> **What is needed**
Quote verbatim the span of lines that begins the listing below and closes with the line containing "comp_y = [1947.6, 1954.7, 1963.4, 1973.6, 1980.0, 1985.4]".

> **Provided data**
◆ ◆ ◆
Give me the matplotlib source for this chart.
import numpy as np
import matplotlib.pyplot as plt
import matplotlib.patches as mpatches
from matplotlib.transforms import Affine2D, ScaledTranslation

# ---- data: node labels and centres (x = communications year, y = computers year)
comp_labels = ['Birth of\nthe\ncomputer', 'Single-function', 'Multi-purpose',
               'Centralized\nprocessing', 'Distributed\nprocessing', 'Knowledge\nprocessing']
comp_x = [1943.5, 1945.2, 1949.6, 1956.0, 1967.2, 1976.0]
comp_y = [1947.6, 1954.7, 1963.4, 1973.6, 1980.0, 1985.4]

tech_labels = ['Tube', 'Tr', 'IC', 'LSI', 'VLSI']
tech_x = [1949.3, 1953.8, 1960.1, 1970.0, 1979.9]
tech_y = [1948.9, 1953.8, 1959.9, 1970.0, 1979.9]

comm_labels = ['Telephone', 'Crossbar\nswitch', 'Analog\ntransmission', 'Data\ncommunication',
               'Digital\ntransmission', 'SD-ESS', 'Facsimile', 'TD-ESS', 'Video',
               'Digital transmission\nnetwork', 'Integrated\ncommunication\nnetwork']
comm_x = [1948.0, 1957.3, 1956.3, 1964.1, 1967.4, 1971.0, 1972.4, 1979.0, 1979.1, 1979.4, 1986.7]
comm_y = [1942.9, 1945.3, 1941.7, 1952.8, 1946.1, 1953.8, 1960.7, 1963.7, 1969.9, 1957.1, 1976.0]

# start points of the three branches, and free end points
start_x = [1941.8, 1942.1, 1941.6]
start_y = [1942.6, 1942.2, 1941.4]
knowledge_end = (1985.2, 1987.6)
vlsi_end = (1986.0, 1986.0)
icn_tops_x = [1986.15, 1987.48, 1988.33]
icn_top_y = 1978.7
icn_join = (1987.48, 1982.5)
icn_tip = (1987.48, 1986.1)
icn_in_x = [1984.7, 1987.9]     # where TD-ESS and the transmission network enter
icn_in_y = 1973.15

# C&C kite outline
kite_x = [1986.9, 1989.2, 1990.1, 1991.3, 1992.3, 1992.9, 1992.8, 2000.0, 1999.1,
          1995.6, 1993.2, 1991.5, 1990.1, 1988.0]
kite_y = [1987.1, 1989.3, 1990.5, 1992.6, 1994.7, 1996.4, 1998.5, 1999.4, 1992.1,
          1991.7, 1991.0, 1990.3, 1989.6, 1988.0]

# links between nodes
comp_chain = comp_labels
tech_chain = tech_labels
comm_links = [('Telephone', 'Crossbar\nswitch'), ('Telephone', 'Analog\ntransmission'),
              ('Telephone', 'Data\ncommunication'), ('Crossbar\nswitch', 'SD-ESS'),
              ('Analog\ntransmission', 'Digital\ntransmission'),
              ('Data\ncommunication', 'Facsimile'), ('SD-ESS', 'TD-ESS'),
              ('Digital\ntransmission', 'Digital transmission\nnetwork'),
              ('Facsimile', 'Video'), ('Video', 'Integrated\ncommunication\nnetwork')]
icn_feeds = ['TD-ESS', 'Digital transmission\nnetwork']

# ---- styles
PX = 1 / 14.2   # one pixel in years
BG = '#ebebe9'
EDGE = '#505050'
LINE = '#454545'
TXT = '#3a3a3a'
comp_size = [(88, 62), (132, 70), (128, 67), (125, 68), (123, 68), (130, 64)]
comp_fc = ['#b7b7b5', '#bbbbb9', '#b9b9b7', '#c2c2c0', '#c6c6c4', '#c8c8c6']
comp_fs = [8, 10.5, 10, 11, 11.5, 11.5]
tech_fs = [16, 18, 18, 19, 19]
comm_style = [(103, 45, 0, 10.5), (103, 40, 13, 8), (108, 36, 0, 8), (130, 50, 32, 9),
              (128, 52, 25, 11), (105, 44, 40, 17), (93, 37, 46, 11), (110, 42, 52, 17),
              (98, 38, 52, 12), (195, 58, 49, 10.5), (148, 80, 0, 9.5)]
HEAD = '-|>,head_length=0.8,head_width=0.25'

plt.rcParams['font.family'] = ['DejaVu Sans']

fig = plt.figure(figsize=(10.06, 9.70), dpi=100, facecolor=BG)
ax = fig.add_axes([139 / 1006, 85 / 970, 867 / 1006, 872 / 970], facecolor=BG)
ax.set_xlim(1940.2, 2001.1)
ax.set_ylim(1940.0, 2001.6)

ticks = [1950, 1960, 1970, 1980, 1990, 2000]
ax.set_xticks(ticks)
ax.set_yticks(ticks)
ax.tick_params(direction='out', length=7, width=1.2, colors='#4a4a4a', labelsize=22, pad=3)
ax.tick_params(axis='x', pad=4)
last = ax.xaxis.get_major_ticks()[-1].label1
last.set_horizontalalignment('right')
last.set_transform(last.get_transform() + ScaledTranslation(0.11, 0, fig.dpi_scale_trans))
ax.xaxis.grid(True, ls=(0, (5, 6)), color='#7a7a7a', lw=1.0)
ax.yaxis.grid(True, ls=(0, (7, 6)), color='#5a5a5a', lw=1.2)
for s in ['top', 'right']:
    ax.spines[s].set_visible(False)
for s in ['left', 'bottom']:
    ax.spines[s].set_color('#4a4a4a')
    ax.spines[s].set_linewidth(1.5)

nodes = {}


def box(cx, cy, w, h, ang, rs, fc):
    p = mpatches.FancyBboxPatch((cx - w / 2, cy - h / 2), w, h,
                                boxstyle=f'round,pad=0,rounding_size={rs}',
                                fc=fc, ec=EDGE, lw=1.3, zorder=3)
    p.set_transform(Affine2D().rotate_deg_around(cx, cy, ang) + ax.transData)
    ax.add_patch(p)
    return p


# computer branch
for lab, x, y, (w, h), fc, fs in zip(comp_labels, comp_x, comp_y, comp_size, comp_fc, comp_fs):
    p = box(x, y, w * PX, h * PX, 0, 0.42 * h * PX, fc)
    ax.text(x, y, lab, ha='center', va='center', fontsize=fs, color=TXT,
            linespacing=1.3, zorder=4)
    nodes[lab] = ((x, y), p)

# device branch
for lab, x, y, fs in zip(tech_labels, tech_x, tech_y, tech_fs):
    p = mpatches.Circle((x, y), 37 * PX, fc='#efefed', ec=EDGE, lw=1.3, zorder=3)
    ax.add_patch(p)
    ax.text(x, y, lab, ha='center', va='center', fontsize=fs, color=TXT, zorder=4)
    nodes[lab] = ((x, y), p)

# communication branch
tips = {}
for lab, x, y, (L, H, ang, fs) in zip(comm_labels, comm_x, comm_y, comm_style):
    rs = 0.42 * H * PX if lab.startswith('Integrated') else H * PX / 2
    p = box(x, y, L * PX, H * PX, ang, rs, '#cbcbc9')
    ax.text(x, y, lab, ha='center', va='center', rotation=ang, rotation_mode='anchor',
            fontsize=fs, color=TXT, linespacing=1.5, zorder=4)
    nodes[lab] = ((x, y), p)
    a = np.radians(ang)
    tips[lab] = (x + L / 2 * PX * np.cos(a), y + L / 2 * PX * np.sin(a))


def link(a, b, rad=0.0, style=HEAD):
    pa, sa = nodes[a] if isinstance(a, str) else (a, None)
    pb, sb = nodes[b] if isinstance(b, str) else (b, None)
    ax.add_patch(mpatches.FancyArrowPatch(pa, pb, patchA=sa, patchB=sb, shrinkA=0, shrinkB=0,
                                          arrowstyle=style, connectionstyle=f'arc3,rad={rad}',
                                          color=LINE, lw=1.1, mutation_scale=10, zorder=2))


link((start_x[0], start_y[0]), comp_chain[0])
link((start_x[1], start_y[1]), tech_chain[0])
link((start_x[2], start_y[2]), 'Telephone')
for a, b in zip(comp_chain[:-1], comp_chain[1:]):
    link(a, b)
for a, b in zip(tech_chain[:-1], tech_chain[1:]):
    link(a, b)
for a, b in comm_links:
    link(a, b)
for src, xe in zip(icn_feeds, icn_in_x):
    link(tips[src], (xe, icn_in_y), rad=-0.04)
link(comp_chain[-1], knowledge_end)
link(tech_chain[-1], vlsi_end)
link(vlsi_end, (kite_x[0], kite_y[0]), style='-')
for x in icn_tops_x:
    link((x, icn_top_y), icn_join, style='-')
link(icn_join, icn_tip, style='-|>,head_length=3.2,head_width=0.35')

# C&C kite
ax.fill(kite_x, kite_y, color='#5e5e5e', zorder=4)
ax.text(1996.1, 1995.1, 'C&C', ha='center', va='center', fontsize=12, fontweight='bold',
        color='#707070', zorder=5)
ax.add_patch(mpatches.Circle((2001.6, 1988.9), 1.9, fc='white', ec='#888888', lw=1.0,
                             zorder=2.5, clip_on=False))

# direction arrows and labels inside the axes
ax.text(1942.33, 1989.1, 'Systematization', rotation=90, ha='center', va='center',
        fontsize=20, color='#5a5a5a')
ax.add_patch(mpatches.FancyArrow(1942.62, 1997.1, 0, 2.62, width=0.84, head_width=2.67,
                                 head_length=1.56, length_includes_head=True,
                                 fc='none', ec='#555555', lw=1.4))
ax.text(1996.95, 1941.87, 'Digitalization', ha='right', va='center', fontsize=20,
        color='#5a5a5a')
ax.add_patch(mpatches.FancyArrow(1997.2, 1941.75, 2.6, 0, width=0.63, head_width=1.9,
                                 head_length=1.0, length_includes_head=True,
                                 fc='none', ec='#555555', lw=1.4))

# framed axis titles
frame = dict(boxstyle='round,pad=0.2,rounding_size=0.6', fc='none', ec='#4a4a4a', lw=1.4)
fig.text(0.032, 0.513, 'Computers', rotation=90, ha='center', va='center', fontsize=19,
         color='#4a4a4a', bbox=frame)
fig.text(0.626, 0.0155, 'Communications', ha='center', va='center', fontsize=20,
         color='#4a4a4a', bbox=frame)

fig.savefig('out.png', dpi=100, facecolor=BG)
◆ ◆ ◆
> **Result for this exercise**
Give me the matplotlib source for this chart.
import numpy as np
import matplotlib.pyplot as plt
import matplotlib.patches as mpatches
from matplotlib.transforms import Affine2D, ScaledTranslation

# ---- data: node labels and centres (x = communications year, y = computers year)
comp_labels = ['Birth of\nthe\ncomputer', 'Single-function', 'Multi-purpose',
               'Centralized\nprocessing', 'Distributed\nprocessing', 'Knowledge\nprocessing']
comp_x = [1943.5, 1945.2, 1949.6, 1956.0, 1967.2, 1976.0]
comp_y = [1947.6, 1954.7, 1963.4, 1973.6, 1980.0, 1985.4]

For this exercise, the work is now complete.